The apparent incompatibility of blockchain technology with General Data Protection Regulation (GDPR), marks the entering the age of post-industrial proactive regulation that some identify with the age of Web 3.0.
On May 25 of this year, the ground-breaking data privacy regulation of GDPR came into effect. While it is an important step in the direction of regarding data not just a resource (“data is the new oil”, anyone?), but something intrinsically linked to its subjects , the regulation falls short spectacularly in capturing the reality it wants to regulate. The conceptualization of data privacy looks different when we factor in the existence of technologies that make every data movement consensual as opposite to unilateral. For example, is a digital picture that I send to you regulated by our consensus or by your unilateral decision to send it to a third party.
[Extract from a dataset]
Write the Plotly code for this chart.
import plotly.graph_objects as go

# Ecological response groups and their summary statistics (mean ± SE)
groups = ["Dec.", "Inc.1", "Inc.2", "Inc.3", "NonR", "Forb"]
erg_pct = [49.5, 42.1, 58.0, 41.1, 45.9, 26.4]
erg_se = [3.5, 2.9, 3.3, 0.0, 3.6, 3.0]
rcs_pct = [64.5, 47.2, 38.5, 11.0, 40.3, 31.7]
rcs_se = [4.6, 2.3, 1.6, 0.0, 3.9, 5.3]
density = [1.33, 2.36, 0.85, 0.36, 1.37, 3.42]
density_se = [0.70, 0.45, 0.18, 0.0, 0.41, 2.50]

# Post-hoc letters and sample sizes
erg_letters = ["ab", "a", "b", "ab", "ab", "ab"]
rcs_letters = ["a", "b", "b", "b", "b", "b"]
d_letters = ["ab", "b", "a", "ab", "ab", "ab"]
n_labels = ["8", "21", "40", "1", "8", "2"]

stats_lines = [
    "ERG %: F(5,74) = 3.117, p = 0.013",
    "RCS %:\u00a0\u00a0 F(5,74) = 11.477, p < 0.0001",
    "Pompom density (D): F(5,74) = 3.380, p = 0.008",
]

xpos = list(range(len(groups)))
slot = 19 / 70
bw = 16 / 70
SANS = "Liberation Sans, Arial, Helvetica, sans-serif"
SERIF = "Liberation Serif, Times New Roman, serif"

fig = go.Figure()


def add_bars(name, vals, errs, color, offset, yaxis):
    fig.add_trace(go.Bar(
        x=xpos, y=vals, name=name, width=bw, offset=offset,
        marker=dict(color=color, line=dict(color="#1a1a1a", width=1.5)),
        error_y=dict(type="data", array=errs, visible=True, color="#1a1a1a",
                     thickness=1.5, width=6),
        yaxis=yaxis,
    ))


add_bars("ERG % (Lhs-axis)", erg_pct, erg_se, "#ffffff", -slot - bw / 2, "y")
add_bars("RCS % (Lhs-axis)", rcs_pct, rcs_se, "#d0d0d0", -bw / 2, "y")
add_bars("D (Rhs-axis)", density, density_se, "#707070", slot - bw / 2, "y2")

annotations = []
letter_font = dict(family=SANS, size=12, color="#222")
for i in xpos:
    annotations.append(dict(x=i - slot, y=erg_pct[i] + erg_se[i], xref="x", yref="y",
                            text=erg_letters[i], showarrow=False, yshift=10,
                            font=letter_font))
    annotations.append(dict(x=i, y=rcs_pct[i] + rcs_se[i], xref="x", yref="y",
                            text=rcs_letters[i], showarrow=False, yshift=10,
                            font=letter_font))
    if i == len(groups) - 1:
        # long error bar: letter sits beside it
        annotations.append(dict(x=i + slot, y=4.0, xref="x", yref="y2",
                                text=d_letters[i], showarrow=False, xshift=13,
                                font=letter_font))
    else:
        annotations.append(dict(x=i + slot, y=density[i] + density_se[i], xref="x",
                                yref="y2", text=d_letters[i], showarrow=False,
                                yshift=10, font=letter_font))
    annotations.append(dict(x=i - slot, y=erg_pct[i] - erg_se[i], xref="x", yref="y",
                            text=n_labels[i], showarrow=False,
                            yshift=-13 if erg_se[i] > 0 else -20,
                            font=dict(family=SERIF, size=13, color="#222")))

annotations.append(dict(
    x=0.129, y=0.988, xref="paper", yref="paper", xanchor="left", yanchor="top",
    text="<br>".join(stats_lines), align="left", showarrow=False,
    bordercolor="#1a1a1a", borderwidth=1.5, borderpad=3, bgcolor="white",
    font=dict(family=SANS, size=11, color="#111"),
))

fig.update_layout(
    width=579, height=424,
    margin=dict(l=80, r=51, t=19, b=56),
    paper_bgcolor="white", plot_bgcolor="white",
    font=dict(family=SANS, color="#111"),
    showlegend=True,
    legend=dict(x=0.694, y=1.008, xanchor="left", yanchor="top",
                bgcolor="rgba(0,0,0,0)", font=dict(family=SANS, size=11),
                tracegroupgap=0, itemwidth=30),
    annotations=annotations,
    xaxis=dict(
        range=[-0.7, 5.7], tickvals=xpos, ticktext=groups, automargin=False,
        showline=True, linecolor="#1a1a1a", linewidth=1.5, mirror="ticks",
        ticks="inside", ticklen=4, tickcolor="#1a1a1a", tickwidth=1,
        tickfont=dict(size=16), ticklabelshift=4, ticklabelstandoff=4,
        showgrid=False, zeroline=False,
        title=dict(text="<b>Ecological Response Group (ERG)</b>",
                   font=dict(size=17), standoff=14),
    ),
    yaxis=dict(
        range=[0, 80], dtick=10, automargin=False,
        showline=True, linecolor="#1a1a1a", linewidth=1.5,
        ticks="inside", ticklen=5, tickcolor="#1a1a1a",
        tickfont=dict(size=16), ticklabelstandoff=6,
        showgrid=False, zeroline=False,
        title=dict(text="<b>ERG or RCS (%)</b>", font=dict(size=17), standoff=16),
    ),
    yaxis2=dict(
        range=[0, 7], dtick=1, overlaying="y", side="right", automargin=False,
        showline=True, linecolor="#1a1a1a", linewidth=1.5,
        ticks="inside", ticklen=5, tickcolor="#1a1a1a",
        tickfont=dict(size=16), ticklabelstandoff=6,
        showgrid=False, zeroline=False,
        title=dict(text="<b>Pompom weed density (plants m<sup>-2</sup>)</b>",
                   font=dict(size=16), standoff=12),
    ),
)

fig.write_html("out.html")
Thus, blockchains make it possible for data to never really detach from the person and makes sure the data is always used for a pre-defined purpose. This is the idea behind the [elf-sovereign identity, new trust economy enabled by blockchains.
Without regulators learning the technology behind blockchain, GDPR will only be a victim of its own intent. Once this is changed, not only will blockchains not be blocked by GDPR but effective food safety, carbon cap and trade, and a transparent jewellery supply chain will be regulations that can be effectively enforced, collectively marking the beginning of the era of proactive regulations.